— start —
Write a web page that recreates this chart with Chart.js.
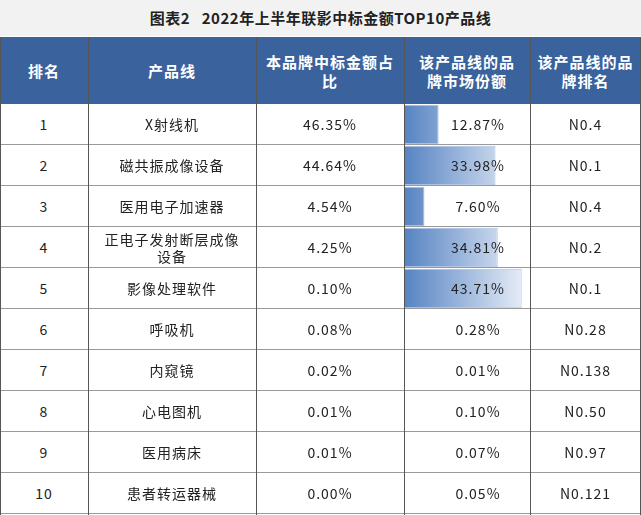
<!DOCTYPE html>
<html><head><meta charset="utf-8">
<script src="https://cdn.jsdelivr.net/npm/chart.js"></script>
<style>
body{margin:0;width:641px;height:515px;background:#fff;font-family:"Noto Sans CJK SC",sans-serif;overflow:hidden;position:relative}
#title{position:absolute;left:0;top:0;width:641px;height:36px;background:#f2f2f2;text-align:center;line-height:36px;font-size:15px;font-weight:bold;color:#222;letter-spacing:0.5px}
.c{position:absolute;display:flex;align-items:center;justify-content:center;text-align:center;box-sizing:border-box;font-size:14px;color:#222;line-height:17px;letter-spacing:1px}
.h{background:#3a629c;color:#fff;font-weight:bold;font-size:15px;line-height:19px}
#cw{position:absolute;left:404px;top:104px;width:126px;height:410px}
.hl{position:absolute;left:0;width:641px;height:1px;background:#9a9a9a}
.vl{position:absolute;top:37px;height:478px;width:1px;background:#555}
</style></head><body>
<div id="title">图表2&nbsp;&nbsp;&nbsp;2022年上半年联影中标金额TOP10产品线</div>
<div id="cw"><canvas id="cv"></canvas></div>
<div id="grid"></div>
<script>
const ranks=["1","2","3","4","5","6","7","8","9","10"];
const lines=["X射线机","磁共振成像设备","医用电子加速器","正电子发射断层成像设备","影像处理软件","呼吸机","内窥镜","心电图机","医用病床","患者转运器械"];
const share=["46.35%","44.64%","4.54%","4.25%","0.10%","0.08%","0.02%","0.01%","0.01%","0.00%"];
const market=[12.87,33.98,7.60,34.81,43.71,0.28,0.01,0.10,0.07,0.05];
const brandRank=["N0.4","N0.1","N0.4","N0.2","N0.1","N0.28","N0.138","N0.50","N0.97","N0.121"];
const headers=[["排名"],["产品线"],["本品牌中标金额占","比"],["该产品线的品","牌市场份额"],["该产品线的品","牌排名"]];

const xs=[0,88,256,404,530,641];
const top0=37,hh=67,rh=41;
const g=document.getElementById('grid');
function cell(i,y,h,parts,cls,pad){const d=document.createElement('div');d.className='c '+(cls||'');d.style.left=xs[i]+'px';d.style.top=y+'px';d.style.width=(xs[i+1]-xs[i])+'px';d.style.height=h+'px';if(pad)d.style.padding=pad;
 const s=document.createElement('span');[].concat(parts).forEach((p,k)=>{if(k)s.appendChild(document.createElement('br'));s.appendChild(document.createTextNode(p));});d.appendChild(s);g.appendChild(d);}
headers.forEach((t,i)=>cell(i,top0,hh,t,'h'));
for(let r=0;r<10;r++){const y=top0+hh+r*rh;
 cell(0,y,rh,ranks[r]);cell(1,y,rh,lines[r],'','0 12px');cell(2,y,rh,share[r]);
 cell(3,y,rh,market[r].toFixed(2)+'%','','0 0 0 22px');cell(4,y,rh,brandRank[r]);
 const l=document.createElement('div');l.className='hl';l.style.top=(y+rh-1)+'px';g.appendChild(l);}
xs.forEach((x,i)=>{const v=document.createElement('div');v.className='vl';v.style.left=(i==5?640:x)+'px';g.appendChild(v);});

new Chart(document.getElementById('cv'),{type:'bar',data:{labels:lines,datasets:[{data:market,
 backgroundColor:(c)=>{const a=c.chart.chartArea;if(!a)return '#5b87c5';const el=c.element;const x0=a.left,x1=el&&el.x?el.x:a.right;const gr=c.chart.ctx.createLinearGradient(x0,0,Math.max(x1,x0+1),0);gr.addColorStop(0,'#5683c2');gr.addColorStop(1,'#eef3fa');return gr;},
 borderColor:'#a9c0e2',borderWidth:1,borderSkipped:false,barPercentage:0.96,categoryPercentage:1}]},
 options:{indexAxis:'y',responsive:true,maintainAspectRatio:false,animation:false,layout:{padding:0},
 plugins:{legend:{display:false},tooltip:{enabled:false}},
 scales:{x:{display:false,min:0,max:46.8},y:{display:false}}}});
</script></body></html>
— end —
AIM OF THE EXERCISE: Copy each line exactly, and leave the pictures out of your copy.

RESULT:
Write a web page that recreates this chart with Chart.js.
<!DOCTYPE html>
<html><head><meta charset="utf-8">
<script src="https://cdn.jsdelivr.net/npm/chart.js"></script>
<style>
body{margin:0;width:641px;height:515px;background:#fff;font-family:"Noto Sans CJK SC",sans-serif;overflow:hidden;position:relative}
#title{position:absolute;left:0;top:0;width:641px;height:36px;background:#f2f2f2;text-align:center;line-height:36px;font-size:15px;font-weight:bold;color:#222;letter-spacing:0.5px}
.c{position:absolute;display:flex;align-items:center;justify-content:center;text-align:center;box-sizing:border-box;font-size:14px;color:#222;line-height:17px;letter-spacing:1px}
.h{background:#3a629c;color:#fff;font-weight:bold;font-size:15px;line-height:19px}
#cw{position:absolute;left:404px;top:104px;width:126px;height:410px}
.hl{position:absolute;left:0;width:641px;height:1px;background:#9a9a9a}
.vl{position:absolute;top:37px;height:478px;width:1px;background:#555}
</style></head><body>
<div id="title">图表2&nbsp;&nbsp;&nbsp;2022年上半年联影中标金额TOP10产品线</div>
<div id="cw"><canvas id="cv"></canvas></div>
<div id="grid"></div>
<script>
const ranks=["1","2","3","4","5","6","7","8","9","10"];
const lines=["X射线机","磁共振成像设备","医用电子加速器","正电子发射断层成像设备","影像处理软件","呼吸机","内窥镜","心电图机","医用病床","患者转运器械"];
const share=["46.35%","44.64%","4.54%","4.25%","0.10%","0.08%","0.02%","0.01%","0.01%","0.00%"];
const market=[12.87,33.98,7.60,34.81,43.71,0.28,0.01,0.10,0.07,0.05];
const brandRank=["N0.4","N0.1","N0.4","N0.2","N0.1","N0.28","N0.138","N0.50","N0.97","N0.121"];
const headers=[["排名"],["产品线"],["本品牌中标金额占","比"],["该产品线的品","牌市场份额"],["该产品线的品","牌排名"]];

const xs=[0,88,256,404,530,641];
const top0=37,hh=67,rh=41;
const g=document.getElementById('grid');
function cell(i,y,h,parts,cls,pad){const d=document.createElement('div');d.className='c '+(cls||'');d.style.left=xs[i]+'px';d.style.top=y+'px';d.style.width=(xs[i+1]-xs[i])+'px';d.style.height=h+'px';if(pad)d.style.padding=pad;
 const s=document.createElement('span');[].concat(parts).forEach((p,k)=>{if(k)s.appendChild(document.createElement('br'));s.appendChild(document.createTextNode(p));});d.appendChild(s);g.appendChild(d);}
headers.forEach((t,i)=>cell(i,top0,hh,t,'h'));
for(let r=0;r<10;r++){const y=top0+hh+r*rh;
 cell(0,y,rh,ranks[r]);cell(1,y,rh,lines[r],'','0 12px');cell(2,y,rh,share[r]);
 cell(3,y,rh,market[r].toFixed(2)+'%','','0 0 0 22px');cell(4,y,rh,brandRank[r]);
 const l=document.createElement('div');l.className='hl';l.style.top=(y+rh-1)+'px';g.appendChild(l);}
xs.forEach((x,i)=>{const v=document.createElement('div');v.className='vl';v.style.left=(i==5?640:x)+'px';g.appendChild(v);});

new Chart(document.getElementById('cv'),{type:'bar',data:{labels:lines,datasets:[{data:market,
 backgroundColor:(c)=>{const a=c.chart.chartArea;if(!a)return '#5b87c5';const el=c.element;const x0=a.left,x1=el&&el.x?el.x:a.right;const gr=c.chart.ctx.createLinearGradient(x0,0,Math.max(x1,x0+1),0);gr.addColorStop(0,'#5683c2');gr.addColorStop(1,'#eef3fa');return gr;},
 borderColor:'#a9c0e2',borderWidth:1,borderSkipped:false,barPercentage:0.96,categoryPercentage:1}]},
 options:{indexAxis:'y',responsive:true,maintainAspectRatio:false,animation:false,layout:{padding:0},
 plugins:{legend:{display:false},tooltip:{enabled:false}},
 scales:{x:{display:false,min:0,max:46.8},y:{display:false}}}});
</script></body></html>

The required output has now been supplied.